M&A’s Under Pressure: How Trade Wars Are Reshaping the M&A Landscape

For decades, mergers and acquisitions followed a relatively stable logic: strategic and financial value were the primary drivers behind every deal. Today, that logic is being challenged by an increasingly powerful force—global trade politics.

The recent U.S. government intervention in Nippon Steel’s planned acquisition of U.S. Steel sent shockwaves through the business world. Ostensibly framed as a national security concern, the message was unmistakable: in the midst of a trade war, strategic state interests can override dealmaking, no matter how compelling the financial rationale.

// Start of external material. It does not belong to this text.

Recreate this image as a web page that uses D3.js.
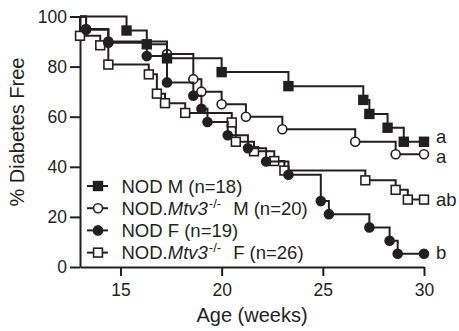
<!DOCTYPE html>
<html>
<head>
<meta charset="utf-8">
<script src="https://cdn.jsdelivr.net/npm/d3@7"></script>
<style>
body { margin: 0; background: #fff; }
text { font-family: "Liberation Sans", Arial, sans-serif; fill: #231f20; }
</style>
</head>
<body>
<script>
// data: weeks at which each curve drops, and % free after the drop
const ageTicks = [15, 20, 25, 30];
const pctTicks = [0, 20, 40, 60, 80, 100];
const startWeek = 13, endWeek = 30;

const nodM_weeks = [15.3, 16.3, 17.3, 20.0, 23.3, 27.0, 27.3, 28.2, 29.0];
const nodM_pct   = [94.4, 88.9, 83.3, 77.8, 72.2, 66.7, 61.1, 55.6, 50.0];

const mtvM_weeks = [13.3, 14.4, 17.3, 18.6, 19.0, 20.0, 21.2, 23.0, 26.6, 28.6];
const mtvM_pct   = [95, 90, 85, 75, 70, 65, 60, 55, 50, 45];

const nodF_weeks = [13.3, 14.4, 16.3, 17.3, 18.6, 19.0, 19.3, 20.3, 21.3, 22.2, 23.3, 24.9, 25.3, 27.3, 28.3, 28.7];
const nodF_pct   = [94.7, 89.5, 84.2, 73.7, 68.4, 63.2, 57.9, 52.6, 47.4, 42.1, 36.8, 26.3, 21.1, 15.8, 10.5, 5.3];

const mtvF_weeks = [13.0, 14.0, 14.4, 16.4, 16.8, 17.2, 18.2, 20.5, 20.7, 21.6, 22.6, 23.1, 27.1, 28.6, 29.2];
const mtvF_pct   = [92.3, 88.5, 80.8, 76.9, 69.2, 65.4, 61.5, 57.7, 50.0, 46.2, 42.3, 38.5, 34.6, 30.8, 26.9];

const groupLabels = ["NOD M (n=18)", "NOD.Mtv3-/-  M (n=20)", "NOD F (n=19)", "NOD.Mtv3-/-  F (n=26)"];
const sigLetters = ["a", "a", "b", "ab"];

const Width = 459, Height = 331;
const ink = "#231f20";

const svg = d3.select(document.body).append("svg")
    .attr("width", Width).attr("height", Height);

const xScale = d3.scaleLinear().domain([startWeek, endWeek]).range([80, 424]);
const yScale = d3.scaleLinear().domain([0, 100]).range([267, 16.5]);

// axes
const gx = svg.append("g").attr("transform", "translate(0,267)")
    .call(d3.axisBottom(xScale).tickValues(ageTicks).tickSize(9).tickSizeOuter(0).tickPadding(8));
const gy = svg.append("g").attr("transform", "translate(80,0)")
    .call(d3.axisLeft(yScale).tickValues(pctTicks).tickSize(10).tickSizeOuter(0).tickPadding(3));
[gx, gy].forEach(g => {
    g.selectAll("path, line").attr("stroke", ink).attr("stroke-width", 2);
    g.selectAll("text").attr("font-size", 17.5).attr("fill", ink)
        .attr("font-family", "'Liberation Sans', Arial, sans-serif");
});

svg.append("text").attr("x", 252).attr("y", 322).attr("text-anchor", "middle")
    .attr("font-size", 20).text("Age (weeks)");
svg.append("text").attr("transform", "translate(24,132) rotate(-90)")
    .attr("text-anchor", "middle").attr("font-size", 20).text("% Diabetes Free");

// series, drawn back to front
const series = [
    {idx: 3, weeks: mtvF_weeks, pct: mtvF_pct, shape: "square", fill: "#fff", dy: 6},
    {idx: 1, weeks: mtvM_weeks, pct: mtvM_pct, shape: "circle", fill: "#fff", dy: 9},
    {idx: 2, weeks: nodF_weeks, pct: nodF_pct, shape: "circle", fill: ink, dy: 5},
    {idx: 0, weeks: nodM_weeks, pct: nodM_pct, shape: "square", fill: ink, dy: 1}
];

const stepLine = d3.line().x(d => xScale(d[0])).y(d => yScale(d[1])).curve(d3.curveStepAfter);

function drawMarker(g, shape, fill, cx, cy) {
    if (shape === "square") {
        g.append("rect").attr("x", cx - 4.4).attr("y", cy - 4.4)
            .attr("width", 8.8).attr("height", 8.8)
            .attr("fill", fill).attr("stroke", ink).attr("stroke-width", 1.6);
    } else {
        g.append("circle").attr("cx", cx).attr("cy", cy).attr("r", 4.5)
            .attr("fill", fill).attr("stroke", ink).attr("stroke-width", 1.6);
    }
}

series.forEach(s => {
    const last = s.pct[s.pct.length - 1];
    const pts = [[startWeek, 100]].concat(s.weeks.map((w, i) => [w, s.pct[i]]), [[endWeek, last]]);
    const g = svg.append("g");
    g.append("path").attr("d", stepLine(pts)).attr("fill", "none")
        .attr("stroke", ink).attr("stroke-width", 2);
    pts.slice(1).forEach(p => drawMarker(g, s.shape, s.fill, xScale(p[0]), yScale(p[1])));
    svg.append("text").attr("x", xScale(endWeek) + 12).attr("y", yScale(last) + s.dy)
        .attr("font-size", 18.5).text(sigLetters[s.idx]);
});

// legend
const legendShapes = [["square", ink], ["circle", "#fff"], ["circle", ink], ["square", "#fff"]];
const legend = svg.append("g");
groupLabels.forEach((lab, i) => {
    const base = 192.5 + i * 22.2;
    const cy = base - 6.5;
    legend.append("line").attr("x1", 87).attr("x2", 108).attr("y1", cy).attr("y2", cy)
        .attr("stroke", ink).attr("stroke-width", 2);
    drawMarker(legend, legendShapes[i][0], legendShapes[i][1], 98, cy);
    const t = legend.append("text").attr("x", 121.5).attr("y", base).attr("font-size", 18.5);
    if (lab.indexOf("Mtv3") >= 0) {
        const rest = lab.split("-/-")[1];
        t.append("tspan").text("NOD.");
        t.append("tspan").attr("font-style", "italic").text("Mtv3");
        t.append("tspan").attr("font-size", 13).attr("dy", -7).attr("dx", 1).text("-/-");
        t.append("tspan").attr("dy", 7).attr("dx", 12).text(rest.trim());
    } else {
        t.text(lab);
    }
});
</script>
</body>
</html>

This shift has immediate implications—stock volatility, investor hesitation, and a growing need to rethink how cross-border transactions are structured. From a legal perspective, we’re seeing a clear pivot: parties are introducing tariff contingency clauses, exploring staggered acquisitions, and leaning on hybrid deal structures to remain flexible in uncertain environments.

In this new context, Mexico is emerging as a strategic platform. Its geographic proximity to the U.S. and the protections afforded by the USMCA make it an increasingly attractive jurisdiction for operations seeking to avoid new tariffs. At the same time, U.S. buyers are reconsidering international targets and focusing on domestic or regional acquisitions to strengthen local supply chains.

Legal counsel can no longer be reactive. It must anticipate regulatory risks, navigate multilateral trade frameworks, and design transaction structures that are global in outlook but locally optimized. The opportunities are still there—but the rules of the game have changed. Today, a sound legal strategy is just as critical as the deal valuation itself.